▸ WORK TO COMPLETE
Tally how many lines of these entries hold the string "this". Return the number alone.

★ ★ ★ ★

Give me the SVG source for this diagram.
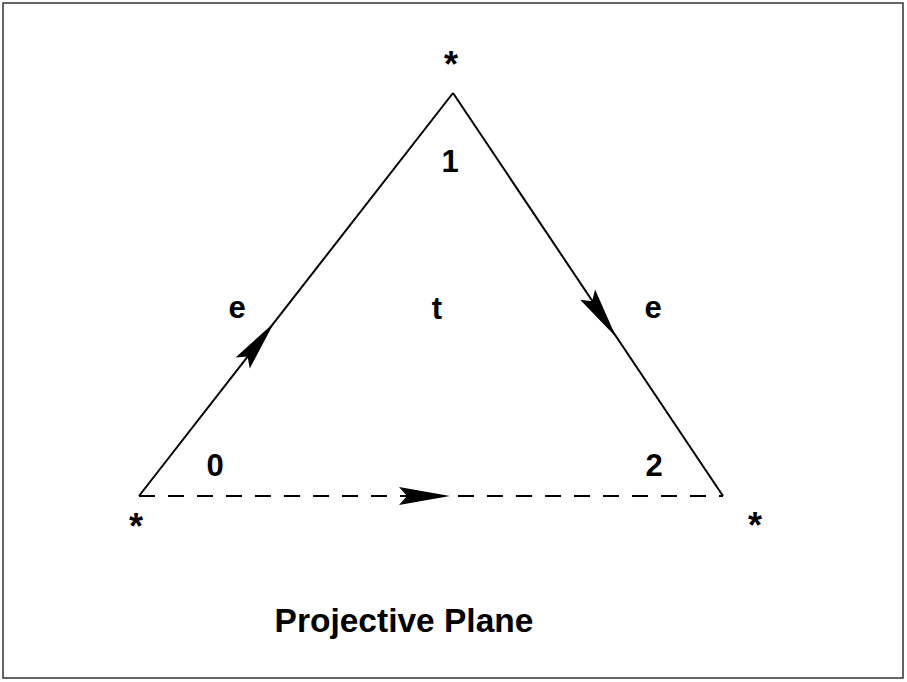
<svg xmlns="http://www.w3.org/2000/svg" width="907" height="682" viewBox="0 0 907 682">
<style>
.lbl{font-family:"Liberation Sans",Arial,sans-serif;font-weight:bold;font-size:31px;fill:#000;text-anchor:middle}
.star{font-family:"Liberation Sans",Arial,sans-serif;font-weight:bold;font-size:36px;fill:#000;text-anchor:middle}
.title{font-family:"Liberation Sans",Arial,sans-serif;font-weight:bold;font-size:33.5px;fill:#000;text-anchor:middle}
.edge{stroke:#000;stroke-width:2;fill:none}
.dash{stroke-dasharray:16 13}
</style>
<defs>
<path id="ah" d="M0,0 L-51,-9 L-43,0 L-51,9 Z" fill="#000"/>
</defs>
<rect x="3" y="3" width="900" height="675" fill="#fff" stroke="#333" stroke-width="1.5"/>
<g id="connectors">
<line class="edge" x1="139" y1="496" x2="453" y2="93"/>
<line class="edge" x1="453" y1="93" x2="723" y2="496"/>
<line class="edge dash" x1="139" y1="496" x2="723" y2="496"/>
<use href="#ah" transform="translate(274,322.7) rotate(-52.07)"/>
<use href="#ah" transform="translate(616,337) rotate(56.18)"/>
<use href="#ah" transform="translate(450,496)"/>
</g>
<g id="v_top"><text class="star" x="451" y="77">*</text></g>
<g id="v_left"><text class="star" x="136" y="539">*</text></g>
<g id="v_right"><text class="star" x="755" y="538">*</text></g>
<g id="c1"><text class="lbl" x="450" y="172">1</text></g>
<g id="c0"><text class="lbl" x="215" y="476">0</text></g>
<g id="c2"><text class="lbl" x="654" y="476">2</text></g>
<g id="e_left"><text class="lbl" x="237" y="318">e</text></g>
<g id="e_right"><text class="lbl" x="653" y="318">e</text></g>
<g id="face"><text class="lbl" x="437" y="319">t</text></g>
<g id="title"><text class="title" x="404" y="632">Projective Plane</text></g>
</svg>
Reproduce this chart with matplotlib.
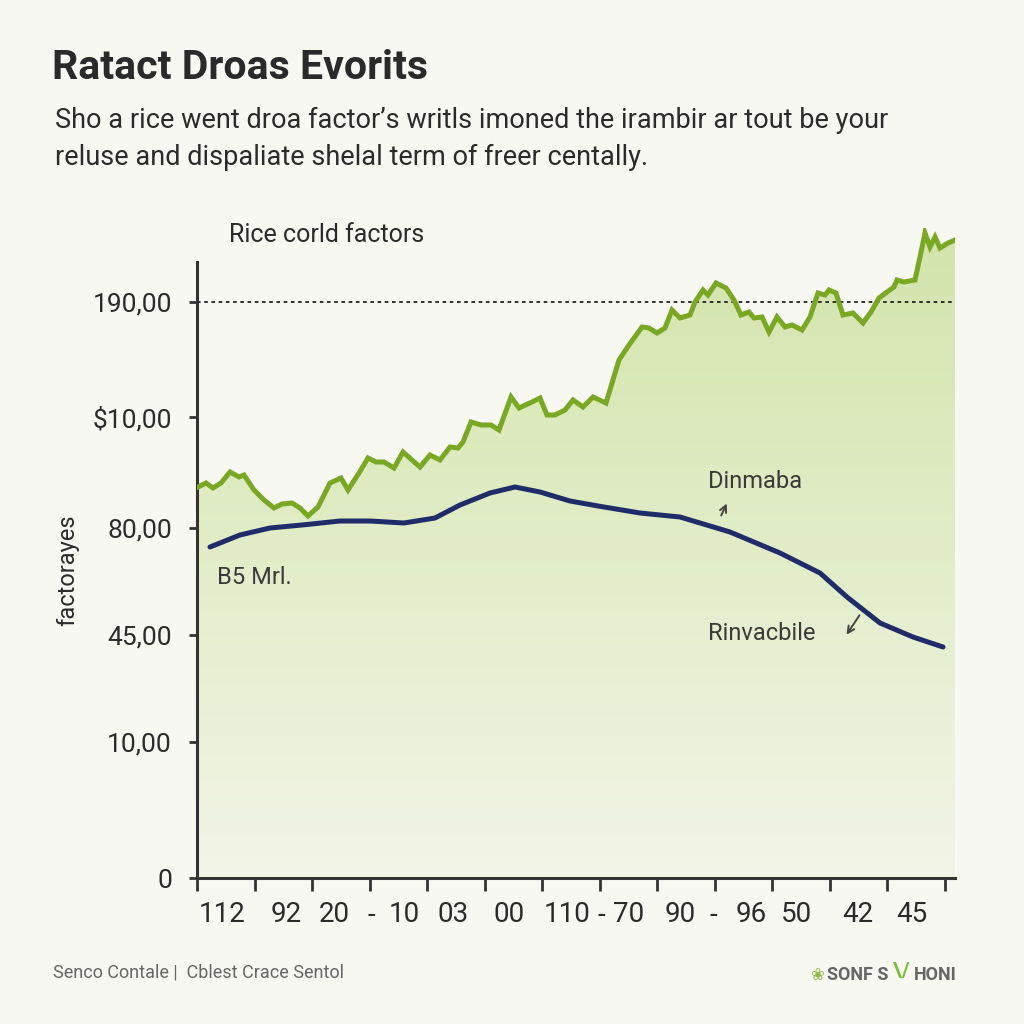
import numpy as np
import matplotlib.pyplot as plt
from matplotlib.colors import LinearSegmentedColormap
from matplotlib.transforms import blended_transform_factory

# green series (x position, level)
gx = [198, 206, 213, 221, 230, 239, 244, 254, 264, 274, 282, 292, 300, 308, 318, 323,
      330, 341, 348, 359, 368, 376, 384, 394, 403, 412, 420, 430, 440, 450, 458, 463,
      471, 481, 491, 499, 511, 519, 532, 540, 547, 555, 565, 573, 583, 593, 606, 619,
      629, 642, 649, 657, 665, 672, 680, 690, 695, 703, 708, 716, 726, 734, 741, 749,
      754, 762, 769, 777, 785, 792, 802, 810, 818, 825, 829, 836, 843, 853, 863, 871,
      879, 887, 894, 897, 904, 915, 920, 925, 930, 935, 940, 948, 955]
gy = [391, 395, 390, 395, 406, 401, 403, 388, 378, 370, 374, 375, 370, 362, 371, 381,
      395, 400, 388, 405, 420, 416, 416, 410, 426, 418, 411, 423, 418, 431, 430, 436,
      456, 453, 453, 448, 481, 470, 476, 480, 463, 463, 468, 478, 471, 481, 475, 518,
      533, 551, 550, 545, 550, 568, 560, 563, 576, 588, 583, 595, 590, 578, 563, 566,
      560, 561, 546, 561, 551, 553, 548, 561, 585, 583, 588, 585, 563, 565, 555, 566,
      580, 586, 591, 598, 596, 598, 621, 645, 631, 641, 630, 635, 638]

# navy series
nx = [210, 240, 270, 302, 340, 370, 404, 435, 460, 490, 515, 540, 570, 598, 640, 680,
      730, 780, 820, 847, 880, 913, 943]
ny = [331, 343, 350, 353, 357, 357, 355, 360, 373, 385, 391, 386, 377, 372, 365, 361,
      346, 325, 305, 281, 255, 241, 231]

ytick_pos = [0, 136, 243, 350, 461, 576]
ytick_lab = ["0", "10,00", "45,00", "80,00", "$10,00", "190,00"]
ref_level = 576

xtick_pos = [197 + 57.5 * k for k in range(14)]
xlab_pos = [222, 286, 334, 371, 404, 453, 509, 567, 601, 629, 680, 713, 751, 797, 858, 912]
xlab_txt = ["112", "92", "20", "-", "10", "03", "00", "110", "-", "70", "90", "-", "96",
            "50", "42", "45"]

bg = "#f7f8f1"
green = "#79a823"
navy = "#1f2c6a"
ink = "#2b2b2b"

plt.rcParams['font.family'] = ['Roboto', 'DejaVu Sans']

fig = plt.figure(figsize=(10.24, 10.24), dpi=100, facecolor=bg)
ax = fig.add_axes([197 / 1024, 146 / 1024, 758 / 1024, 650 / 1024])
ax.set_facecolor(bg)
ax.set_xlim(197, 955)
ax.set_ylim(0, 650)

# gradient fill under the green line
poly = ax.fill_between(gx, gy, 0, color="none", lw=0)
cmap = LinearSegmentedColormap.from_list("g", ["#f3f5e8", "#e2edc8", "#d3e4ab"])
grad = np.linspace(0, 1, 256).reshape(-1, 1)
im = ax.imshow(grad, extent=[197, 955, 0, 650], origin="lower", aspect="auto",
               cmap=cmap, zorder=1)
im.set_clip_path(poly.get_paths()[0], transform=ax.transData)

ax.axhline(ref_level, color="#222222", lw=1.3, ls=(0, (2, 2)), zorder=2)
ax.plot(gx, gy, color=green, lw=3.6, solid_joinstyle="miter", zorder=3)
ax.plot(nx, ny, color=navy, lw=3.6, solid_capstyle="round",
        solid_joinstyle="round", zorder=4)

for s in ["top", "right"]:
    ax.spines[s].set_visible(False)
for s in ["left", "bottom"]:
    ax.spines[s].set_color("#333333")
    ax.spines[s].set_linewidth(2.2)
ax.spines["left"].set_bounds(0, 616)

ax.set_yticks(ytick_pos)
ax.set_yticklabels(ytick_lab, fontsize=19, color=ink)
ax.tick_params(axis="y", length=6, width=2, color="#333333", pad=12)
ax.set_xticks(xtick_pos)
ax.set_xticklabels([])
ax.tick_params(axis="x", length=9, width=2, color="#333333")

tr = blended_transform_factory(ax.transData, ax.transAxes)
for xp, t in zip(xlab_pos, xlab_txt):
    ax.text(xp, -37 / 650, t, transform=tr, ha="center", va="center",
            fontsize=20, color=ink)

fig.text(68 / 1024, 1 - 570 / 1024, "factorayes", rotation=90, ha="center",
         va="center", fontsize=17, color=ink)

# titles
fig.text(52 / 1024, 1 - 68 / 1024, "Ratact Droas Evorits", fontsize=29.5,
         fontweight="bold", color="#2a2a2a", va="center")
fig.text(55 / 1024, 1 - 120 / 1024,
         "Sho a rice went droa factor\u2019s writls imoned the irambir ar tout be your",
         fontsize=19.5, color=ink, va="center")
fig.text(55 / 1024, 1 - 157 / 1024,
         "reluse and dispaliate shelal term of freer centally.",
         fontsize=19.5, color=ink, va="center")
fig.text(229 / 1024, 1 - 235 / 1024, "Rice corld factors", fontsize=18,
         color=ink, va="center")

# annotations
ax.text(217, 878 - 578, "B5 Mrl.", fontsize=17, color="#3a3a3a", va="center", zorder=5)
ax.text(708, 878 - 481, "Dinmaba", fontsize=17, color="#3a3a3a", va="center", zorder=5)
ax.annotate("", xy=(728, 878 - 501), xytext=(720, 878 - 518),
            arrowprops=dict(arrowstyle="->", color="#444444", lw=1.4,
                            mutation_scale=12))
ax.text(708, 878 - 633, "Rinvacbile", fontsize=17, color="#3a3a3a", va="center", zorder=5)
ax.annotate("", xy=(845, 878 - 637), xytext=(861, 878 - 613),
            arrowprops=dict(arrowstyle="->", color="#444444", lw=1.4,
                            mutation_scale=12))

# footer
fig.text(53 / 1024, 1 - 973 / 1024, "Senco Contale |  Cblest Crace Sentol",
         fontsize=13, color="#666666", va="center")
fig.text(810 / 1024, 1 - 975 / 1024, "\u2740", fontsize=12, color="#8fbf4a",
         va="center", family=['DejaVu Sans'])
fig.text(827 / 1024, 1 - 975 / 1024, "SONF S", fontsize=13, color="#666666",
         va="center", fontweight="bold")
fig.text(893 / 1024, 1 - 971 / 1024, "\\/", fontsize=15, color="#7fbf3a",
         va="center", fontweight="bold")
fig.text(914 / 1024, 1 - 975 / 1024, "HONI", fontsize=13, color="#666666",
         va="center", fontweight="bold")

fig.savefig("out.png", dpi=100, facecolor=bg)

★ ★ ★ ★

▸ CORRECT RESPONSE
2